Monday, July 24, 2017

The Swamp Rabbit – from Furman to the Swamp Rabbit Café

It was a sunny day, albeit without the heat that has plagued the Upstate for the last month. We loaded up the bicycles and headed north to Furman with the goal of hopping on the Swamp Rabbit Trail for the day. Our goal was to bike the 4 miles from the south end of the Furman campus all the way to the Swamp Rabbit Café & Grocery (SRC&G), eat lunch, rest, and then make the return trip - for a total of 8 miles.


There is parking at both ends of this section of trail, though the dirt lot off Duncan Chapel Rd. is on the small side when compared to the extensive trail parking available at SRC&G. If the lot is full, try the visitor parking lot at the Trone Student Center on Swan Lake – it’s just another ½ mile north. While we unpacked the bikes the boys explored, admiring the old rail car to the side of the trail that pays homage to the trail’s origins as a rail line connecting Greenville with Travelers Rest. The trailhead also features a convenient map, water fountain and vending machines. 


For more on Furman and Swan Lake, please visit my post A Lake Hike at Furman University

Headed south you'll pass milepost 27.5, a small clearing with a picnic table, and then milepost 28 before coming to Watkins Bridge Road. Here the trail meets up with the Reedy River, mostly staying within a stone’s throw all the way to the southern terminus in Lake Conestee Nature Park. After crossing Watkins Bridge Road it’s smooth sailing; a straight, level, shaded cruise until you hit milepost 28.5 where the trail gets a lot more urban, with backyards and power lines paralleling the path. Right before crossing Little Creek there is a little wooden structure on the trail, providing room to pull off for some shade and a view of a small meadow.


After the Little Creek bridge there’s another pull-out, this one with concrete benches, a table and some rose bushes to sweeten the ride.


Milepost 29 marks the beginning of a not-so-scenic stretch, industrial/automotive businesses and fences on both sides. However not too much further and you’ll spot the green boxcar of Swamp Rabbit Station and you’ll know you’re halfway to SRC&G. I was happy to see that the pocket park is coming along – the Berea Community Mural Project dedicated “Looking Back” this past May.


For more on this pocket park, please visit my post Swamp Rabbit Station

The next portion parallels power lines and has less shade, but is pleasantly green and has various trees and shrubs planted alongside that will eventually help cool down cyclists. We cruised past the 29.5 milepost and before we knew it were back in the woods. The next mile is pleasant enough, shade and woods to both sides; we hit milepost 30, then 30.5.

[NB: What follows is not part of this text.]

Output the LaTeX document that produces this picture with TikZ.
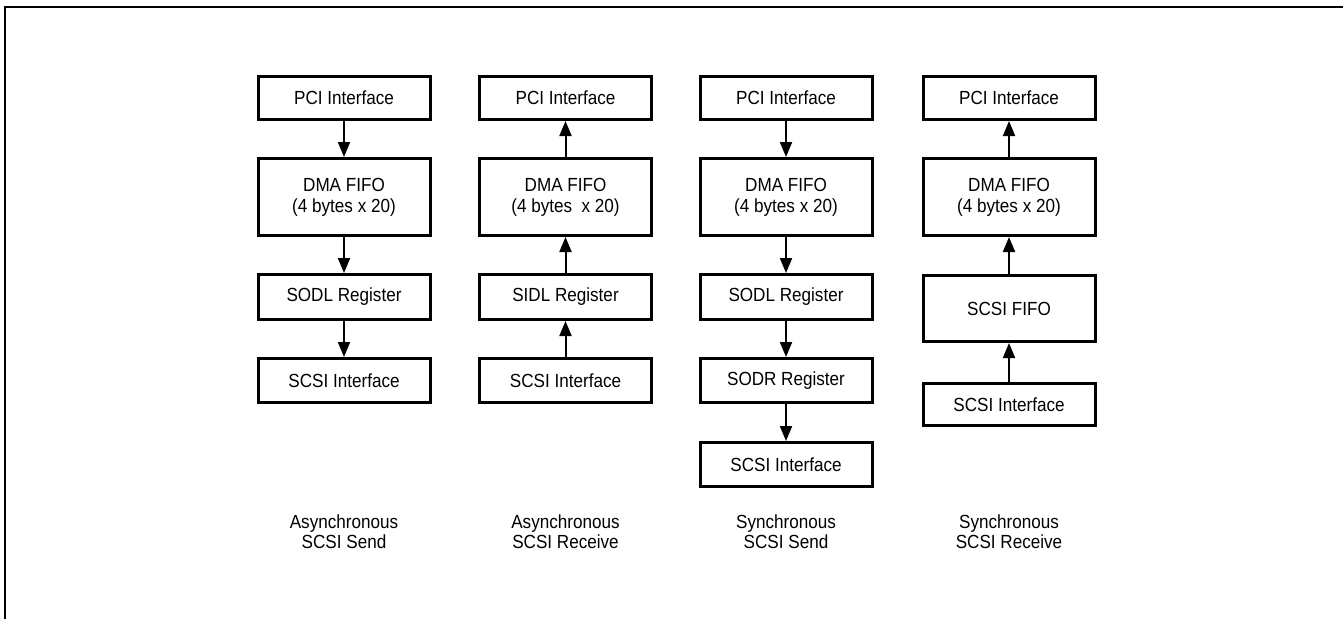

Immediately after crossing Langston Creek the trail intersects with W. Blue Ridge Drive. We walk our bikes across all the road crossings on this section of the SRT as they involve wide roads that see quite a bit off traffic, but luckily there aren’t all that many roads to cross…

The last ¾ of a mile (from W Blue Ridge to Cedar Lane Rd.) passes by quickly. More power lines, then another short wooded section, with a Swamp Rabbit Grocery sign and then milepost 31 to let you know you’re almost there. The Reedy River has been to the right ever since crossing Watkins Bridge Road, but here you’ll cross over to the other side of the river, emerging to a large grassy area and an abandoned warehouse. It’s advised to decrease your speed as you maneuver the trail under Cedar Lane Road, but upon emerging on the other side you’ll see the Swamp Rabbit Café and Grocery to your right.


In addition to a map, bicycle racks and restrooms, SRC&G is home to the Swamp Garden (an excellent natural play area for the kiddos), the new storage-container-turned-pizza-place, and of course the restaurant and grocery. The opportunity to purchase a refreshing King of Pops or enjoy a locally sourced lunch is definitely one of the benefits of cycling this section of the Swamp Rabbit Trail. Other positive aspects: there’s relatively low traffic on this section and it’s pretty level in elevation. Two drawbacks to this portion of the trail are the road crossings and the slightly monotonous scenery. Having rested, consumed a Swamp Pizza, and played in the Swamp Garden, we hopped back on our bikes and hit the trail north, back to Furman.